SET TASK:
Leave out the pictures and repeat the data exactly.

>> begin

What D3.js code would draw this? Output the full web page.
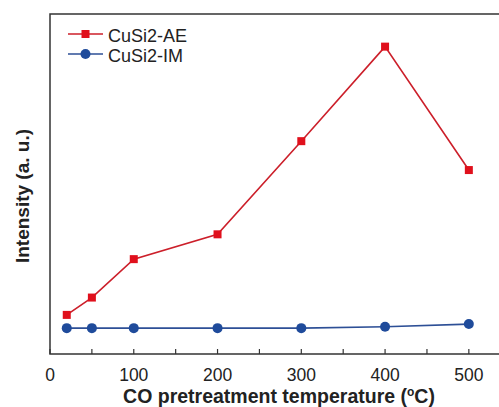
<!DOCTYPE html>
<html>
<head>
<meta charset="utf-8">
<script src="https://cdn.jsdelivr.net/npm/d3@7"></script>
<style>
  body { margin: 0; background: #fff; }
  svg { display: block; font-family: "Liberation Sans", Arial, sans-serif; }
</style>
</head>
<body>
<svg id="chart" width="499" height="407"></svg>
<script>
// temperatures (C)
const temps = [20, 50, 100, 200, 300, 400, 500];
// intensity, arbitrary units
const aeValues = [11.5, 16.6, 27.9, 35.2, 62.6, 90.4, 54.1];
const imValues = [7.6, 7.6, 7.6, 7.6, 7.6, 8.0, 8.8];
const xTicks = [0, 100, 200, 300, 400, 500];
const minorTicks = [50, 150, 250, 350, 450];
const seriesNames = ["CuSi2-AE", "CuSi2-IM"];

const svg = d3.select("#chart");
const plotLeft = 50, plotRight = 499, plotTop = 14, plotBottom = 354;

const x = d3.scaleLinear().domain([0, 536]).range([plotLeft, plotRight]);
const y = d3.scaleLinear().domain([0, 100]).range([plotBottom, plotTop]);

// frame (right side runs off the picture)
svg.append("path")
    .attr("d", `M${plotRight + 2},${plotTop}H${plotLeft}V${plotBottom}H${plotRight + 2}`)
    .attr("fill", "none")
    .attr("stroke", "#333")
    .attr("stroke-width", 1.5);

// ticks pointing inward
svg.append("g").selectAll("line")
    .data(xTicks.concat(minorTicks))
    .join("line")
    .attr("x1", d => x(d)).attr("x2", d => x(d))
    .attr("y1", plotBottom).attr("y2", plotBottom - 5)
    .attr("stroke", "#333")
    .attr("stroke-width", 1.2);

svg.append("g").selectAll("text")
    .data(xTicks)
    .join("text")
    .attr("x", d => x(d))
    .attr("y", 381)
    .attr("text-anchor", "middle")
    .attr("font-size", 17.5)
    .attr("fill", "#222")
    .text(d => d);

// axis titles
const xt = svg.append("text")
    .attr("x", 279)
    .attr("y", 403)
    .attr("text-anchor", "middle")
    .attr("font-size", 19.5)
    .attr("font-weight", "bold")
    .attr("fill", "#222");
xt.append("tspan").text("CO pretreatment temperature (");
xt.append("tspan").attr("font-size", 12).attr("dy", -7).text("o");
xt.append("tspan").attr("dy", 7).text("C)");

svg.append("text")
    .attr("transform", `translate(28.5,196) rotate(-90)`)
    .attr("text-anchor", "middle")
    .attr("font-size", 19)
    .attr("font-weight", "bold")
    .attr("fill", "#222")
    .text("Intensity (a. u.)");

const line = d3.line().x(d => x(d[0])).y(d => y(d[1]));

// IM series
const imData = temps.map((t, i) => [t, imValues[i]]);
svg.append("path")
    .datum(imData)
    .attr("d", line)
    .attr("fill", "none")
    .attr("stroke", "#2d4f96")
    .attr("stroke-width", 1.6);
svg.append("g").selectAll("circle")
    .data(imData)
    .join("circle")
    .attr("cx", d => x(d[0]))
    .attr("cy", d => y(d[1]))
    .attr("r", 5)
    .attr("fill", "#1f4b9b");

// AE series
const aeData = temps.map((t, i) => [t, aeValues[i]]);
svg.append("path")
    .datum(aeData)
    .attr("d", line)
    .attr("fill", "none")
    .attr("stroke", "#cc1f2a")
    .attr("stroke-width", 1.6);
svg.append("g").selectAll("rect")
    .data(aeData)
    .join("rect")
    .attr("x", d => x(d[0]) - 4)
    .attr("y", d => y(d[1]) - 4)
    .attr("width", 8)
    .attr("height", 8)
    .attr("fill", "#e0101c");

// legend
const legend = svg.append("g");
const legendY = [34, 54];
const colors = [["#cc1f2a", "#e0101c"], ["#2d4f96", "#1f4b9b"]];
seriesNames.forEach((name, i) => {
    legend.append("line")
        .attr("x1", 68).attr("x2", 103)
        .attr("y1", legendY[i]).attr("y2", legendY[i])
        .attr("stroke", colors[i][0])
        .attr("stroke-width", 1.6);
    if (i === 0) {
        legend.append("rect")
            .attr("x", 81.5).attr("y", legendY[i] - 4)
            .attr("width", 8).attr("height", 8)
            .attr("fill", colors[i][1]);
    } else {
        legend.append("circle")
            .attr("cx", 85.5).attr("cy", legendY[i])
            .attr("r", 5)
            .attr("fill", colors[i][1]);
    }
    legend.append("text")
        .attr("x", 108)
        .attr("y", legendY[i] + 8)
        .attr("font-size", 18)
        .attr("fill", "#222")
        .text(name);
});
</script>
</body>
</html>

>> end

TASK RESULT:
What D3.js code would draw this? Output the full web page.
<!DOCTYPE html>
<html>
<head>
<meta charset="utf-8">
<script src="https://cdn.jsdelivr.net/npm/d3@7"></script>
<style>
  body { margin: 0; background: #fff; }
  svg { display: block; font-family: "Liberation Sans", Arial, sans-serif; }
</style>
</head>
<body>
<svg id="chart" width="499" height="407"></svg>
<script>
// temperatures (C)
const temps = [20, 50, 100, 200, 300, 400, 500];
// intensity, arbitrary units
const aeValues = [11.5, 16.6, 27.9, 35.2, 62.6, 90.4, 54.1];
const imValues = [7.6, 7.6, 7.6, 7.6, 7.6, 8.0, 8.8];
const xTicks = [0, 100, 200, 300, 400, 500];
const minorTicks = [50, 150, 250, 350, 450];
const seriesNames = ["CuSi2-AE", "CuSi2-IM"];

const svg = d3.select("#chart");
const plotLeft = 50, plotRight = 499, plotTop = 14, plotBottom = 354;

const x = d3.scaleLinear().domain([0, 536]).range([plotLeft, plotRight]);
const y = d3.scaleLinear().domain([0, 100]).range([plotBottom, plotTop]);

// frame (right side runs off the picture)
svg.append("path")
    .attr("d", `M${plotRight + 2},${plotTop}H${plotLeft}V${plotBottom}H${plotRight + 2}`)
    .attr("fill", "none")
    .attr("stroke", "#333")
    .attr("stroke-width", 1.5);

// ticks pointing inward
svg.append("g").selectAll("line")
    .data(xTicks.concat(minorTicks))
    .join("line")
    .attr("x1", d => x(d)).attr("x2", d => x(d))
    .attr("y1", plotBottom).attr("y2", plotBottom - 5)
    .attr("stroke", "#333")
    .attr("stroke-width", 1.2);

svg.append("g").selectAll("text")
    .data(xTicks)
    .join("text")
    .attr("x", d => x(d))
    .attr("y", 381)
    .attr("text-anchor", "middle")
    .attr("font-size", 17.5)
    .attr("fill", "#222")
    .text(d => d);

// axis titles
const xt = svg.append("text")
    .attr("x", 279)
    .attr("y", 403)
    .attr("text-anchor", "middle")
    .attr("font-size", 19.5)
    .attr("font-weight", "bold")
    .attr("fill", "#222");
xt.append("tspan").text("CO pretreatment temperature (");
xt.append("tspan").attr("font-size", 12).attr("dy", -7).text("o");
xt.append("tspan").attr("dy", 7).text("C)");

svg.append("text")
    .attr("transform", `translate(28.5,196) rotate(-90)`)
    .attr("text-anchor", "middle")
    .attr("font-size", 19)
    .attr("font-weight", "bold")
    .attr("fill", "#222")
    .text("Intensity (a. u.)");

const line = d3.line().x(d => x(d[0])).y(d => y(d[1]));

// IM series
const imData = temps.map((t, i) => [t, imValues[i]]);
svg.append("path")
    .datum(imData)
    .attr("d", line)
    .attr("fill", "none")
    .attr("stroke", "#2d4f96")
    .attr("stroke-width", 1.6);
svg.append("g").selectAll("circle")
    .data(imData)
    .join("circle")
    .attr("cx", d => x(d[0]))
    .attr("cy", d => y(d[1]))
    .attr("r", 5)
    .attr("fill", "#1f4b9b");

// AE series
const aeData = temps.map((t, i) => [t, aeValues[i]]);
svg.append("path")
    .datum(aeData)
    .attr("d", line)
    .attr("fill", "none")
    .attr("stroke", "#cc1f2a")
    .attr("stroke-width", 1.6);
svg.append("g").selectAll("rect")
    .data(aeData)
    .join("rect")
    .attr("x", d => x(d[0]) - 4)
    .attr("y", d => y(d[1]) - 4)
    .attr("width", 8)
    .attr("height", 8)
    .attr("fill", "#e0101c");

// legend
const legend = svg.append("g");
const legendY = [34, 54];
const colors = [["#cc1f2a", "#e0101c"], ["#2d4f96", "#1f4b9b"]];
seriesNames.forEach((name, i) => {
    legend.append("line")
        .attr("x1", 68).attr("x2", 103)
        .attr("y1", legendY[i]).attr("y2", legendY[i])
        .attr("stroke", colors[i][0])
        .attr("stroke-width", 1.6);
    if (i === 0) {
        legend.append("rect")
            .attr("x", 81.5).attr("y", legendY[i] - 4)
            .attr("width", 8).attr("height", 8)
            .attr("fill", colors[i][1]);
    } else {
        legend.append("circle")
            .attr("cx", 85.5).attr("cy", legendY[i])
            .attr("r", 5)
            .attr("fill", colors[i][1]);
    }
    legend.append("text")
        .attr("x", 108)
        .attr("y", legendY[i] + 8)
        .attr("font-size", 18)
        .attr("fill", "#222")
        .text(name);
});
</script>
</body>
</html>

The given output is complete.